I am looking at rewriting a VB based on-premise (locally installed) application (invoicing+inventory) as a web based Clojure application for small enterprise customers. I am intending this to be offered as a SaaS application for customers in similar trade.
I was looking at database options: My choice was an RDBMS: Postgresql/ MySQL. I might scale up to 400 users in the first year, with typically a 20-40 page views/ per day per user - mostly for transactions not static views. Each view will involve fetch data and update data. ACID compliance is necessary(or so I think). So the transaction volume is not huge.
It would have been a no-brainer to pick either of these based on my preference, but for this one requirement, which I believe is typical of a SaaS app: The Schema will be changing as I add more customers/users and for each customer's changing business requirement (I will be offering some limited flexibility only to start with). As I am not a DB expert, based on what I can think of and has read, I can handle that in a number of ways:
- Have a traditional RDBMS schema design in MySQl/Postgresql with a single DB hosting multiple tenants. And add enough "free-floating" columns in each table to allow for future changes as I add more customers or changes for an existing customer. This might have a downside of propagating the changes to the DB every time a small change is made to the Schema. I remember reading that in Postgresql schema updates can be done real time without locking. But not sure, how painful or how practical is it in this use case. And also, as the schema changes might also introduce new/ minor SQL changes as well.

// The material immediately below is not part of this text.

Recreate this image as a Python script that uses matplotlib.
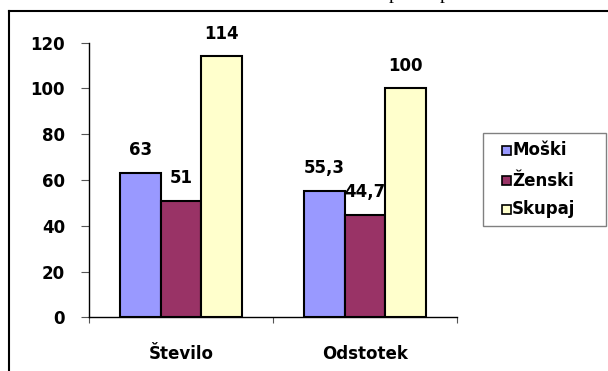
import matplotlib
matplotlib.use("Agg")
import matplotlib.pyplot as plt
from matplotlib.lines import Line2D
from matplotlib.patches import Rectangle
import numpy as np

plt.rcParams['font.family'] = ['DejaVu Sans']
plt.rcParams['font.weight'] = 'bold'

categories = ['Število', 'Odstotek']
series_names = ['Moški', 'Ženski', 'Skupaj']
moski = [63, 55.3]
zenski = [51, 44.7]
skupaj = [114, 100]
y_ticks = [0, 20, 40, 60, 80, 100, 120]

colors = ['#9999FF', '#993366', '#FFFFCC']

W, H = 608, 371
fig = plt.figure(figsize=(W / 100, H / 100), dpi=100)


def fx(x):
    return x / W


def fy(y):
    return 1 - y / H


# plot area
ax = fig.add_axes([fx(89), fy(317.3), (457 - 89) / W, (317.3 - 42.7) / H])

x = np.arange(len(categories))
bw = 1 / 4.5
for i, (vals, col) in enumerate(zip([moski, zenski, skupaj], colors)):
    pos = x + (i - 1) * bw
    ax.bar(pos, vals, width=bw, color=col, edgecolor='black', linewidth=1.5,
           zorder=3)
    for px_, v in zip(pos, vals):
        txt = f"{v:g}".replace('.', ',')
        ax.annotate(txt, (px_, v), xytext=(0, 16.5), textcoords='offset points',
                    ha='center', va='center', fontsize=12, fontweight='bold',
                    zorder=4)

ax.set_xlim(-0.5, len(categories) - 0.5)
ax.set_ylim(0, 120)
ax.set_yticks(y_ticks)
ax.set_yticklabels([str(t) for t in y_ticks], fontsize=12, fontweight='bold')
ax.tick_params(axis='y', length=5.8, width=0.8, color='#555555', pad=11.5)

ax.set_xticks(x)
ax.set_xticklabels(categories, fontsize=12, fontweight='bold')
ax.set_xticks(np.arange(-0.5, len(categories), 1.0), minor=True)
ax.tick_params(axis='x', which='major', length=0, pad=20)
ax.tick_params(axis='x', which='minor', length=4.3, width=0.8, color='#555555')

for s in ['top', 'right']:
    ax.spines[s].set_visible(False)
for s in ['left', 'bottom']:
    ax.spines[s].set_linewidth(1.0)
    ax.spines[s].set_color('black')

# legend box
fig.add_artist(Rectangle((fx(483), fy(226)), (606 - 483) / W, (226 - 133) / H,
                         transform=fig.transFigure, facecolor='white',
                         edgecolor='#808080', linewidth=1.0))
for name, col, yc in zip(series_names, colors, [150, 180.7, 209.3]):
    fig.add_artist(Rectangle((fx(501.5), fy(yc + 4.5)), 9 / W, 9 / H,
                             transform=fig.transFigure, facecolor=col,
                             edgecolor='black', linewidth=1.2))
    fig.text(fx(512), fy(yc), name, fontsize=12, fontweight='bold',
             ha='left', va='center')

# frame around the chart
fig.add_artist(Line2D([fx(9), fx(9)], [fy(11), 0], transform=fig.transFigure,
                      color='black', linewidth=1.5))
fig.add_artist(Line2D([fx(9), 1], [fy(11), fy(11)], transform=fig.transFigure,
                      color='black', linewidth=1.5))

# descenders of the line of text above the chart
for xp in [393, 444]:
    fig.text(fx(xp), fy(-0.8), 'p', fontsize=14, family='Liberation Serif',
             fontweight='normal', ha='center', va='baseline')

fig.savefig('out.png', dpi=100)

- Have an RDBMS, but design the database schema in a flexible manner: with a close to entity-attribute-value or just as a key-value store. (Workday, FriendFeed for example)
- Have the entire thing in-memory as objects and store them in log files periodically.(e.g., edval, lmax)
- Go for a NoSQL DB like MongoDB or Redis. But based on what I can gather, they are not suitable for this use-case and not fully ACID compliant.
- Go for some NewSQL Dbs like VoltDb or JustoneDb(cloud based) which retain the SQL and ACID compliant behaviour and are "new-gen" RDBMS.
- I looked at neo4j(graphdb), but not sure if that will fit this use-case
In my use case, more than scalability or distributed computing, I am looking at a better way to achieve "Flexibility in Schema + ACID + some reasonable Performance". Most of the articles I could find on the net speak of flexibility in schema as a cause leading to performance(in the case of NoSQL DBs) and scalability while leaving out the ACID/Transactions side.
Is this an "either or" case of 'Schema flexibility vs ACID' transactions or Is there a better way out?